The world’s rare two-humped Mongolian Bactrian Camel is considered to be the tolerant and noble animal among five animals (horse, cow, sheep, goat and camel) and is sand colored herbivores mainly found in the Gobi Desert region of Mongolia. Mongolia leads the number of Bactrian camels in the world and Mongolian camels were domesticated in olden days and are traditionally used as nomadic transport. When Mongolian camels are used for nomadic transportation their noses are pegged and they are outfitted with a leading rein, halter, saddle, saddle cloth and stairs. Mongolian camels weight is between 400-800kg and camel meat is low in fat and lean. Mongolian camel milk is a staple food for Gobi Desert nomads and is more rich in fat and protein than cow’s milk.
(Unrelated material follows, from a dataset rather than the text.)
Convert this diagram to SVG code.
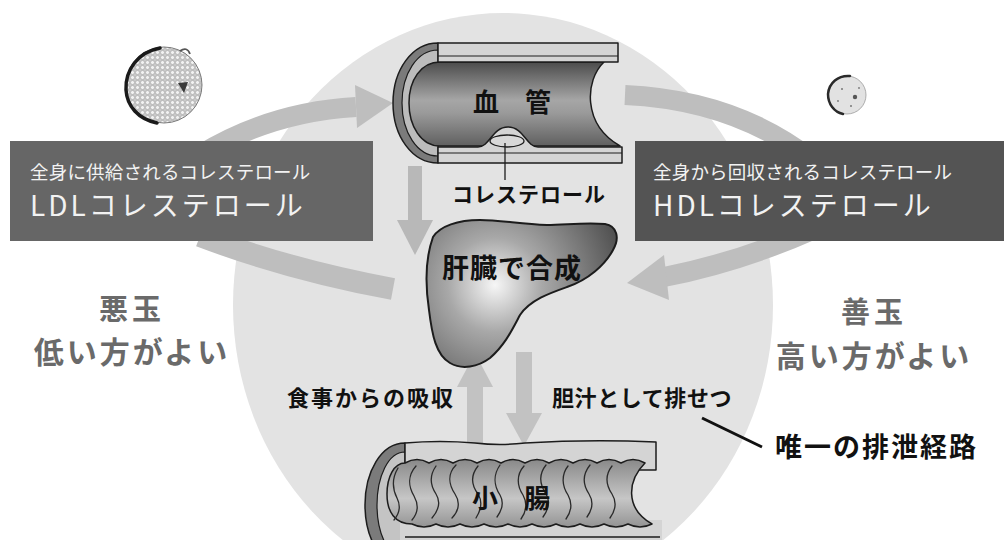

A female camel produces about 3 to 4 liters of milk a day; camel milk can readily be made into airag (fermented beverage), hoormog (yogurt diluted with milk) and dried curds. Mongolian camel wool is produced as a natural insulation against the cold and easily sheds in the heat. Mongolian camel wool has unique characteristics of silky softness and strength.
Riding Mongolian Camels
Mongolian nomads say that it’s much closer to the sun from the top of the tallest animal of desert - so while you are riding a Mongolian camel you will always have a panoramic view of the Gobi Desert. Generally, Mongolia’s camel guides are Mongolian nomads that are born and live in the Gobi Desert. Mongolians often start to ride camels at a very early age and have plenty of experience to share with you about how to saddle, groom and command to lay down a camel to mount and dismount. During your camel trek, you can help the Mongolian nomad by looking after your camel; learn how to groom it, saddle and unsaddle it as well as bring water and feed it. Kind attention between the camel and the rider always contributes towards establishing a close. Almost any traveler can ride a camel (in reasonable physical condition) and learn how to control it quickly – though its highly recommended to review the camel riding tips that can be found in the Ger to Ger Travelers’ Handbook. Its good to apply your knowledge and practice on a camel with a Mongolian nomad around their Ger (traditional dwelling) before starting a long trek. A camel trek could cover between 5 to 25kms a day between nomadic families or even for a short roundtrip for sightseeing.